3. 6100 Sayılı Kanun'un 200 üncü maddesinin birinci fıkrası; ''Bir hakkın doğumu, düşürülmesi, devri, değiştirilmesi, yenilenmesi, ertelenmesi, ikrarı ve itfası amacıyla yapılan hukuki işlemlerin, yapıldıkları zamanki miktar veya değerleri ikibinbeşyüz Türk Lirasını geçtiği takdirde senetle ispat olunması gerekir. Bu hukuki işlemlerin miktar veya değeri ödeme veya borçtan kurtarma gibi bir nedenle iki bin beş yüz Türk Lirasından aşağı düşse bile senetsiz ispat olunamaz.'' şeklindedir.

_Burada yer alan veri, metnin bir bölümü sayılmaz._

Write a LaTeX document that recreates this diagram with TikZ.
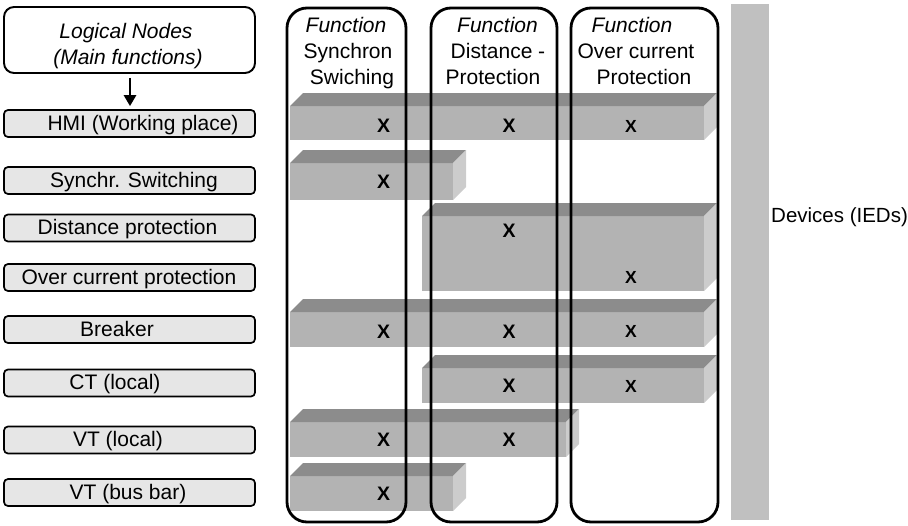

4. 6098 sayılı Kanun'un 555 ve devamı maddelerinde düzenlenen "havale" bir ödeme vasıtasıdır. Eş söyleyişle, mevcut bir borcun ödenmesi amacıyla yapıldığı yolunda yasal karine mevcuttur. Bu yasal karinenin tersinin (havalenin borcun ödenmesinden başka bir amaçla yapıldığını) ileri süren havaleci, bu iddiasını kanıtlamakla yükümlüdür (Yargıtay Hukuk Genel Kurulunun 12.03.2003 tarihli ve 2003/3-118 E., 2003/158 K. sayılı ilamı).

3. Değerlendirme

Temyiz olunan Bölge Adliye Mahkemesi kararında; hukuki ilişkinin ve bu ilişki nedeniyle ortaya çıkan uyuşmazlığa uygulanması gereken hukuk kurallarının doğru şekilde belirlendiği, gönderim dekontlarında paranın borç olarak gönderildiğine dair herhangi bir açıklama yazmadığı, paranın borç olarak gönderildiğinin yasal delillerle ispatlanamadığı anlaşılmakla, davacının temyiz itirazlarının reddi ile usul ve kanuna uygun bulunan kararın onanmasına karar vermek gerekmiştir.

VI. KARAR

Açıklanan sebeple;

Temyiz olunan Bölge Adliye Mahkemesi kararının 6100 sayılı Hukuk Muhakemeleri Kanunu’nun 370 inci maddesinin birinci fıkrası uyarınca ONANMASINA,

Aşağıda yazılı bakiye temyiz harcının temyiz edene yükletilmesine,

Dosyanın İlk Derece Mahkemesine, kararın bir örneğinin Bölge Adliye Mahkemesine gönderilmesine,

10.10.2023 tarihinde oy birliğiyle karar verildi.